Inktober (2017)
What is Inktober?
Started in 2009 by Jake Parker as a challenge to improve his inking skills and develop positive drawing habits, the basic rules have been to create a piece of art in ink, every day, and share it with people – online or offline. In 2016, Parker begun sharing official prompt lists for people to work with.

Challenge Accepted
When the frustration at not using my ipad as much I thought I should aligned with an increasingly bleak looking work situation, and off the back of a team-initated drawing challenge, Inktober 2017 became the perfect escape. And the perfect excuse.
Instead of going back to my traditional art roots, I wanted to use the challenge to develop something else. A problem that had been sitting gathering dust: the ipad pro and apple pencil. The 31-day challenge would be a great opportunity to push ahead one day at a time with getting more comfortable sitting down with the ipad and smashing something out.
But of course, worth doing, worth overdoing.
Go on, I dare you
I never wrote it down but I remember setting myself a few ground rules for this Inktober challenge.
- 1. Everything had to be done on the ipad with the apple pencil
- 2. You have from 00:00 to 23:59 every day to work on a piece. No more, no less.
- 3. Regardless of how finished or not it is, you have to post your final piece.
All 31 pieces were made with iOS Sketchbook Pro, and there’s a whole range of styles and pieces that came from the challenge. It’s fun to look back at these retrospectively;
- Pieces such as #5 and #13 being inspired by Stardew Valley (#5 in anticpation before the Switch version had been released, ironically incredibly prophetic given the number of time I spent hunting down hardwood in-game once it came out.

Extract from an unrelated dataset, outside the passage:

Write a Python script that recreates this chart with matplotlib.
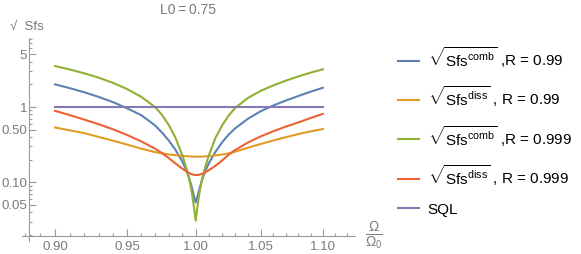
import numpy as np
import matplotlib
matplotlib.use("Agg")
import matplotlib.pyplot as plt
from matplotlib.ticker import FixedLocator, NullFormatter

plt.rcParams['font.family'] = ['Liberation Sans', 'DejaVu Sans']
plt.rcParams['mathtext.fontset'] = 'custom'
plt.rcParams['mathtext.rm'] = 'Liberation Sans'
plt.rcParams['mathtext.it'] = 'Liberation Sans:italic'

# frequency ratio Omega/Omega0
omega = [0.90, 0.91, 0.92, 0.93, 0.94, 0.95, 0.96, 0.97, 0.975, 0.98, 0.985,
         0.99, 0.993, 0.995, 0.997, 0.9985, 1.0, 1.0015, 1.003, 1.005, 1.007,
         1.01, 1.015, 1.02, 1.025, 1.03, 1.04, 1.05, 1.06, 1.07, 1.08, 1.09, 1.10]

# sqrt(Sfs)
comb_099 = [2.0, 1.78, 1.57, 1.36, 1.16, 0.96, 0.78, 0.57, 0.46, 0.36, 0.27,
            0.19, 0.145, 0.115, 0.088, 0.068, 0.054, 0.066, 0.084, 0.11, 0.138,
            0.18, 0.255, 0.34, 0.43, 0.52, 0.70, 0.88, 1.05, 1.22, 1.40, 1.60, 1.80]
diss_099 = [0.535, 0.49, 0.45, 0.40, 0.357, 0.317, 0.28, 0.252, 0.243, 0.235, 0.229,
            0.224, 0.222, 0.221, 0.22, 0.219, 0.219, 0.219, 0.219, 0.22, 0.221,
            0.223, 0.228, 0.234, 0.242, 0.255, 0.288, 0.323, 0.36, 0.398, 0.437, 0.475, 0.51]
comb_0999 = [3.5, 3.15, 2.8, 2.45, 2.09, 1.73, 1.37, 1.0, 0.79, 0.58, 0.39,
             0.23, 0.155, 0.115, 0.075, 0.05, 0.031, 0.05, 0.075, 0.115, 0.155,
             0.23, 0.39, 0.57, 0.77, 0.97, 1.32, 1.64, 1.94, 2.24, 2.55, 2.86, 3.17]
diss_0999 = [0.89, 0.78, 0.68, 0.59, 0.505, 0.425, 0.35, 0.28, 0.245, 0.21, 0.178,
             0.152, 0.14, 0.133, 0.128, 0.126, 0.125, 0.125, 0.127, 0.13, 0.135,
             0.145, 0.166, 0.195, 0.232, 0.268, 0.338, 0.408, 0.477, 0.55, 0.625, 0.715, 0.81]
sql = [1.0] * len(omega)

series = [
    (comb_099, '#5E81B5', r'$\sqrt{\mathrm{Sfs}^{\mathrm{comb}}}$ ,R = 0.99'),
    (diss_099, '#E19C24', r'$\sqrt{\mathrm{Sfs}^{\mathrm{diss}}}$ , R = 0.99'),
    (comb_0999, '#8FB032', r'$\sqrt{\mathrm{Sfs}^{\mathrm{comb}}}$ ,R = 0.999'),
    (diss_0999, '#EB6235', r'$\sqrt{\mathrm{Sfs}^{\mathrm{diss}}}$ , R = 0.999'),
    (sql, '#8778B3', 'SQL'),
]

x_major = [0.90, 0.95, 1.00, 1.05, 1.10]
x_minor = [round(0.88 + 0.01 * i, 2) for i in range(25)]
y_major = [0.05, 0.10, 0.50, 1, 5]
y_labels = ['0.05', '0.10', '0.50', '1', '5']
y_minor = [0.02, 0.03, 0.04, 0.06, 0.07, 0.08, 0.09, 0.2, 0.3, 0.4,
           0.6, 0.7, 0.8, 0.9, 2, 3, 4, 6, 7, 8]

W, H = 581, 254
fig = plt.figure(figsize=(W / 100, H / 100), dpi=100)
ax = fig.add_axes([22 / W, 1 - 241 / H, (355 - 22) / W, (241 - 38) / H])

for vals, col, lab in series:
    ax.plot(omega, vals, color=col, lw=1.5, label=lab)

ax.set_xscale('log')
ax.set_yscale('log')
ax.set_xlim(0.8780, 1.1268)
ax.set_ylim(0.01662, 8.25)

grey = '#9a9a9a'
tcol = '#7a7a7a'
for s in ['top', 'right']:
    ax.spines[s].set_visible(False)
ax.spines['left'].set_position(('data', 0.88265))
ax.spines['bottom'].set_position(('data', 0.01954))
for s in ['left', 'bottom']:
    ax.spines[s].set_color(grey)
    ax.spines[s].set_linewidth(0.8)

ax.xaxis.set_major_locator(FixedLocator(x_major))
ax.xaxis.set_minor_locator(FixedLocator(x_minor))
ax.set_xticklabels(['%.2f' % v for v in x_major])
ax.xaxis.set_minor_formatter(NullFormatter())
ax.yaxis.set_major_locator(FixedLocator(y_major))
ax.set_yticklabels(y_labels)
ax.yaxis.set_minor_locator(FixedLocator(y_minor))
ax.yaxis.set_minor_formatter(NullFormatter())

ax.tick_params(which='both', direction='in', color=grey, labelcolor=tcol,
               labelsize=9.5, width=0.8)
ax.tick_params(which='major', length=5)
ax.tick_params(which='minor', length=2.5)
ax.tick_params(axis='x', which='major', pad=4)
ax.tick_params(axis='y', which='major', pad=1.5)

# title, axis labels
fig.text(188 / W, 1 - 10 / H, 'L0\u2009=\u20090.75', color=tcol, fontsize=10,
         ha='center', va='center')
fig.text(10 / W, 1 - 27 / H, '\u221a  Sfs', color=tcol, fontsize=9.5,
         ha='left', va='center')
fig.text(374 / W, 1 - 236 / H, r'$\frac{\Omega}{\Omega_0}$', color=tcol,
         fontsize=14, ha='center', va='center')

fig.legend(loc='upper left', bbox_to_anchor=(398 / W, 1 - 45 / H),
           frameon=False, fontsize=11, handlelength=1.4, handletextpad=0.55,
           labelspacing=0.95, borderaxespad=0, borderpad=0)

fig.savefig('out.png', dpi=100)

And I had managed to play enough of the game that by [Inktober] Day 13, I had an idea of what Amaranth as a grain crop was like.)
- #15’s creature in the dark looking over its shoulder serves as a permanent reminder that The Rasmus’ album Dark Matters was on high rotation during this challenge (“Something in the Dark”, Track 2)
- The teeny tiny Foreign Shrapnel Dragon as he appears in #7 after being spotted by the human owner of his spare coin hoard (mortified, truely), and #21 defending his stash of coinage.
- Several pieces that serve as a reminder of circumstances and current events at the time too (#12, #27 and #29).
Some of these were revisited later, and some were polished into finished pieces:
In Conclusion:
All in all I achieved what I set out to do with this challenge – 31 days in a row, sit down with the ipad and the apple pencil and make something. Some days were easier than others, it got easier the more I did it, some prompts were easier than others. I might have a great idea one day, and barely execute the prompt the next. And that’s okay! If nothing else, it gave me the starting blocks for several illustrations that I could come back to – and in several cases, did.